Quante volte ci guardiamo allo specchio e non ci riconosciamo. Ci osserviamo con la netta sensazione che quelli che vediamo riflessi, quelli che ci hanno insegnato essere noi, poi in fondo non lo siano veramente.
Io non riconosco sempre la mia immagine. A volte mi piacerebbe parlare con quella dall’altra parte e chiederle chi è, perché occupa il mio posto. E so che Lei, spavalda com’è nel mostrarsi, mi risponderebbe che mi sono rincretinita. Che non c’è nessun “Lei” e nessun “Noi”, che difatti coincidiamo. Mi direbbe che non ha scelto Lei di stare lì, da quella parte, e che, se potesse scegliere, starebbe sicuramente dalla mia. Mi ricorderebbe che dipende dalla mia vanità e che io invece non ho bisogno di Lei per esistere. Io posso spostarmi, vedere, toccare, vivere anche senza avere davanti uno specchio. Io esisto anche senza vedermi, io sono anche senza la mia immagine.
Lei, invece, chiusa nella parete, senza di me non c’è. Il massimo che può sperare è che io decida di passarle davanti, e che mi soffermi un po’con Lei.
L’unica cosa che vede sono io, il mio volto che si guarda in Lei, che si corregge, si scruta, si modifica, per far sì che Lei sia migliore, più bella. Che insulto.
Mentre io posso non curarmi di Lei, Lei non può che curarsi di me. E io ingrata la giudico, la ignoro, la modifico, le chiedo di fare di più, di fare meno, di fare meglio o di non esistere affatto.
Che colpe ha Lei? Quale vita passata dissoluta ha condotto per essere oggi la mia schiava e la mia preda? Quanta poca pietà e compassione ho avuto negli anni, per quella figura incastrata e sola.
A mia discolpa, a me hanno detto che quella ero io. Che quella che vedo li nello specchio coincide esattamente con me. E come tale ho creduto di poterla sottoporre a tutto. Ci credo che è triste, sarei triste anche io. Se la persona da cui dipendo così intimamente mi dicesse quello che io dico a Lei. Se mi trattasse con sufficienza e mi giudicasse sempre un po’ fuori posto, allora sarei triste anche io.
Non ci sarebbe trucco, richiesta o correzione che avrebbe la forza di rendermi felice, più bella, migliore. Nessuna parola potrebbe tirarmi su. Nessun complimento altrui potrebbe aiutarmi.
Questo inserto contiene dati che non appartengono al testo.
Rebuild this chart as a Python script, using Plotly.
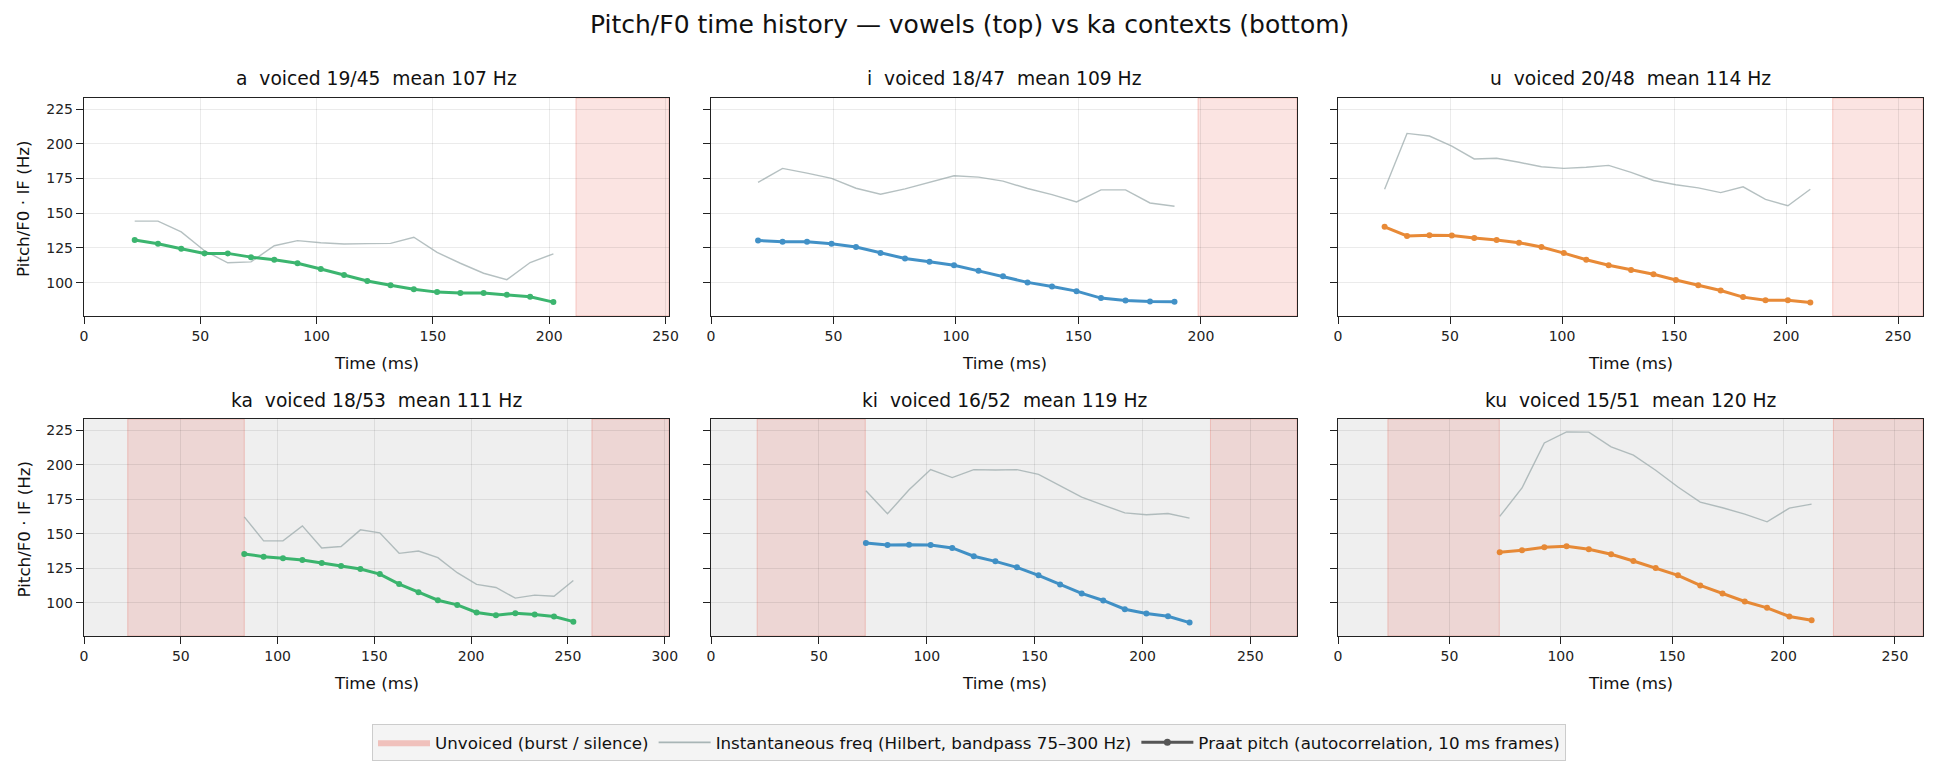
import plotly.graph_objects as go

W, H = 1938, 771

# ---------------- data ----------------
labels = ["a", "i", "u", "ka", "ki", "ku"]
voiced = [19, 18, 20, 18, 16, 15]
frames = [45, 47, 48, 53, 52, 51]
mean_hz = [107, 109, 114, 111, 119, 120]
x_max = [251.5, 239.2, 261.1, 302.2, 271.6, 262.6]

t_a = [21.8, 31.8, 41.8, 51.8, 61.8, 71.8, 81.8, 91.8, 101.8, 111.8, 121.8, 131.8, 141.8,
       151.8, 161.8, 171.8, 181.8, 191.8, 201.8]
praat_a = [130.7, 128.1, 124.5, 121.1, 121.1, 118.4, 116.5, 114.0, 109.9, 105.6, 101.2, 98.1,
           95.2, 93.2, 92.5, 92.5, 91.3, 89.8, 86.0]
if_a = [144.3, 144.3, 136.6, 123.0, 114.3, 115.0, 126.6, 130.3, 128.8, 127.8, 128.1, 128.3,
        132.7, 121.8, 114.0, 106.8, 102.2, 114.5, 120.8]

t_i = [19.2, 29.2, 39.2, 49.2, 59.2, 69.2, 79.2, 89.2, 99.2, 109.2, 119.2, 129.2, 139.2,
       149.2, 159.2, 169.2, 179.2, 189.2]
praat_i = [130.3, 129.5, 129.5, 128.1, 125.7, 121.3, 117.4, 115.0, 112.6, 108.5, 104.6, 100.2,
           97.3, 93.9, 88.9, 87.2, 86.4, 86.2]
if_i = [172.2, 182.3, 178.9, 175.1, 168.0, 163.7, 167.6, 172.2, 177.0, 176.0, 173.1, 167.8,
        163.4, 158.1, 166.8, 166.8, 157.4, 155.0]

t_u = [20.8, 30.8, 40.8, 50.8, 60.8, 70.8, 80.8, 90.8, 100.8, 110.8, 120.8, 130.8, 140.8,
       150.8, 160.8, 170.8, 180.8, 190.8, 200.8, 210.8]
praat_u = [140.2, 133.7, 134.1, 133.9, 132.2, 130.8, 128.8, 125.7, 121.3, 116.5, 112.6, 109.2,
           106.1, 101.9, 98.1, 94.4, 89.6, 87.4, 87.4, 85.7]
if_u = [167.3, 207.5, 205.6, 198.3, 189.1, 189.6, 186.7, 183.5, 182.3, 183.1, 184.5, 179.4,
        173.6, 170.5, 168.3, 164.9, 169.0, 160.0, 155.4, 167.3]

t_ka = [82.8, 92.8, 102.8, 112.8, 122.8, 132.8, 142.8, 152.8, 162.8, 172.8, 182.8, 192.8,
        202.8, 212.8, 222.8, 232.8, 242.8, 252.8]
praat_ka = [135.4, 133.4, 132.2, 131.0, 128.8, 126.6, 124.5, 120.8, 113.6, 107.7, 101.9, 98.5,
            93.0, 91.0, 92.5, 91.5, 90.1, 86.4]
if_ka = [162.2, 144.8, 144.8, 155.7, 139.7, 140.7, 152.8, 150.6, 135.8, 137.5, 132.7, 121.8,
         113.3, 111.1, 103.4, 105.6, 104.8, 116.2]

t_ki = [71.8, 81.8, 91.8, 101.8, 111.8, 121.8, 131.8, 141.8, 151.8, 161.8, 171.8, 181.8,
        191.8, 201.8, 211.8, 221.8]
praat_ki = [143.3, 141.9, 142.1, 141.9, 139.7, 133.7, 130.0, 125.7, 119.9, 113.3, 106.8, 101.7,
            95.4, 92.3, 90.3, 85.7]
if_ki = [181.1, 164.4, 181.8, 196.4, 190.6, 196.4, 196.1, 196.4, 193.0, 184.8, 176.5, 170.7,
         165.1, 163.7, 164.6, 161.3]

t_ku = [72.6, 82.6, 92.6, 102.6, 112.6, 122.6, 132.6, 142.6, 152.6, 162.6, 172.6, 182.6,
        192.6, 202.6, 212.6]
praat_ku = [136.6, 138.0, 140.2, 140.9, 138.7, 135.1, 130.3, 125.2, 119.9, 112.6, 106.8, 101.0,
            96.4, 90.1, 87.4]
if_ku = [162.5, 183.1, 215.7, 223.7, 223.5, 212.8, 206.8, 195.9, 183.8, 172.9, 168.8, 164.2,
         158.6, 168.5, 171.4]

unvoiced_a = [(211.5, 251.5)]
unvoiced_i = [(198.8, 239.2)]
unvoiced_u = [(220.8, 261.1)]
unvoiced_ka = [(22.6, 82.8), (262.4, 302.2)]
unvoiced_ki = [(21.4, 71.5), (231.5, 271.6)]
unvoiced_ku = [(22.4, 72.4), (222.4, 262.6)]

y_ticks = [100, 125, 150, 175, 200, 225]
y_range = [76, 233]
x_ticks = [0, 50, 100, 150, 200, 250, 300]

times = [t_a, t_i, t_u, t_ka, t_ki, t_ku]
praat = [praat_a, praat_i, praat_u, praat_ka, praat_ki, praat_ku]
inst = [if_a, if_i, if_u, if_ka, if_ki, if_ku]
unvoiced = [unvoiced_a, unvoiced_i, unvoiced_u, unvoiced_ka, unvoiced_ki, unvoiced_ku]
colors = ["#27ae60", "#2e86c1", "#e67e22", "#27ae60", "#2e86c1", "#e67e22"]

# ---------------- layout geometry (pixels) ----------------
cols_px = [(84, 669), (711, 1297), (1338, 1923)]
rows_px = [(98, 316), (419, 636)]

FONT = "DejaVu Sans"
DARK = "#222222"
GRID = "rgba(0,0,0,0.08)"

fig = go.Figure()
layout = dict(
    width=W, height=H, autosize=False,
    margin=dict(l=0, r=0, t=0, b=0),
    paper_bgcolor="white", plot_bgcolor="white",
    font=dict(family=FONT, color=DARK, size=14),
    showlegend=True,
)
shapes = []
annotations = []

def px2x(p):
    return p / W

def px2y(p):
    return 1 - p / H

for k in range(6):
    r, c = divmod(k, 3)
    n = k + 1
    xa = "xaxis" if n == 1 else f"xaxis{n}"
    ya = "yaxis" if n == 1 else f"yaxis{n}"
    xr = "x" if n == 1 else f"x{n}"
    yr = "y" if n == 1 else f"y{n}"
    x0p, x1p = cols_px[c]
    y0p, y1p = rows_px[r]
    layout[xa] = dict(
        domain=[px2x(x0p), px2x(x1p)], anchor=yr, range=[0, x_max[k]],
        tickvals=[v for v in x_ticks if v <= x_max[k]],
        ticks="outside", ticklen=7, tickwidth=1.2, tickcolor=DARK,
        showline=True, linecolor=DARK, linewidth=1.4, mirror=True,
        showgrid=True, gridcolor=GRID, gridwidth=1.2, zeroline=False,
        tickfont=dict(family=FONT, size=14, color=DARK), automargin=False,
    )
    layout[ya] = dict(
        domain=[px2y(y1p), px2y(y0p)], anchor=xr, range=y_range,
        tickvals=y_ticks, showticklabels=(c == 0),
        ticks="outside", ticklen=7, tickwidth=1.2, tickcolor=DARK,
        showline=True, linecolor=DARK, linewidth=1.4, mirror=True,
        showgrid=True, gridcolor=GRID, gridwidth=1.2, zeroline=False,
        tickfont=dict(family=FONT, size=14, color=DARK), automargin=False,
    )
    # grey background for ka-context row
    if r == 1:
        shapes.append(dict(type="rect", xref=f"{xr} domain", yref=f"{yr} domain",
                           x0=0, x1=1, y0=0, y1=1, fillcolor="#efefef",
                           line=dict(width=0), layer="below"))
    for (s0, s1) in unvoiced[k]:
        shapes.append(dict(type="rect", xref=xr, yref=f"{yr} domain",
                           x0=s0, x1=min(s1, x_max[k]), y0=0, y1=1,
                           fillcolor="rgba(231,76,60,0.15)",
                           line=dict(width=1, color="rgba(231,76,60,0.25)"),
                           layer="below"))
    # instantaneous frequency
    fig.add_trace(go.Scatter(
        x=times[k], y=inst[k], mode="lines", xaxis=xr, yaxis=yr,
        line=dict(color="rgba(149,165,166,0.7)", width=1.4), showlegend=False,
        hoverinfo="skip"))
    # praat pitch
    fig.add_trace(go.Scatter(
        x=times[k], y=praat[k], mode="lines+markers", xaxis=xr, yaxis=yr,
        line=dict(color=colors[k], width=3), marker=dict(size=6, color=colors[k]),
        opacity=0.9, showlegend=False))
    # subplot title
    annotations.append(dict(
        text=f"{labels[k]}\u00a0 voiced {voiced[k]}/{frames[k]}\u00a0 mean {mean_hz[k]} Hz",
        x=px2x((x0p + x1p) / 2), y=px2y(y0p - 19), xref="paper", yref="paper",
        xanchor="center", yanchor="middle", showarrow=False,
        font=dict(family=FONT, size=18.7, color="#111")))
    # x axis title
    annotations.append(dict(
        text="Time (ms)", x=px2x((x0p + x1p) / 2), y=px2y(y1p + 47),
        xref="paper", yref="paper", xanchor="center", yanchor="middle",
        showarrow=False, font=dict(family=FONT, size=16.7, color="#111")))
    if c == 0:
        annotations.append(dict(
            text="Pitch/F0 · IF (Hz)", x=px2x(23), y=px2y((y0p + y1p) / 2 + 2),
            xref="paper", yref="paper", xanchor="center", yanchor="middle",
            textangle=-90, showarrow=False,
            font=dict(family=FONT, size=16.7, color="#111")))

annotations.append(dict(
    text="Pitch/F0 time history — vowels (top) vs ka contexts (bottom)",
    x=0.5, y=px2y(25), xref="paper", yref="paper", xanchor="center", yanchor="middle",
    showarrow=False, font=dict(family=FONT, size=25, color="#111")))

# legend-only entries
fig.add_trace(go.Scatter(
    x=[None], y=[None], mode="lines", fill="toself",
    fillcolor="rgba(231,76,60,0.3)", line=dict(width=0, color="rgba(231,76,60,0.3)"),
    name="Unvoiced (burst / silence)", showlegend=True))
fig.add_trace(go.Scatter(
    x=[None], y=[None], mode="lines",
    line=dict(color="rgba(149,165,166,0.8)", width=1.6),
    name="Instantaneous freq (Hilbert, bandpass 75–300 Hz)", showlegend=True))
fig.add_trace(go.Scatter(
    x=[None], y=[None], mode="lines+markers",
    line=dict(color="#555555", width=3), marker=dict(size=7, color="#555555"),
    name="Praat pitch (autocorrelation, 10 ms frames)", showlegend=True))

layout["legend"] = dict(
    orientation="h", x=0.5, xanchor="center", y=px2y(724), yanchor="top",
    bgcolor="#f4f4f4", bordercolor="#cccccc", borderwidth=1,
    font=dict(family=FONT, size=16.7, color="#111"), itemwidth=52,
    traceorder="normal")
layout["shapes"] = shapes
layout["annotations"] = annotations
fig.update_layout(**layout)

fig.write_html("out.html")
Se un giorno scoprissimo che da bambini ci hanno mentito. Che quelli che vediamo riflessi in realtà non siamo noi, quante scuse gli dovremmo. Per tutte quelle volte che gli abbiamo guardati troppo a lungo, giudicati, per tutte le volte che non gli abbiamo parlato o per le parole che abbiamo scelto nel farlo. Quante scuse le dovrei se Lei non fosse me. Quanto senso di colpa per averla abbattuta, per averla ferita, per averla voluta diversa.
Ma se Lei fosse me, come sostiene. Se Lei davvero fossi io e niente di noi due non coincidesse, allora questo genererebbe un po’ di imbarazzo. Mi sentirei libera di farle ciò che voglio, ma dopo averla immaginata altro da me, non potrei farlo con la stessa leggerezza. Dopo aver pensato a Lei come diversa e averla immaginata ferita, sola e totalmente dipendente da me, come potrei trattarla allo stesso modo? Adesso, oggi, guardandola non riesco a non pensare a quante scuse le dovrei, se Lei fosse davvero me.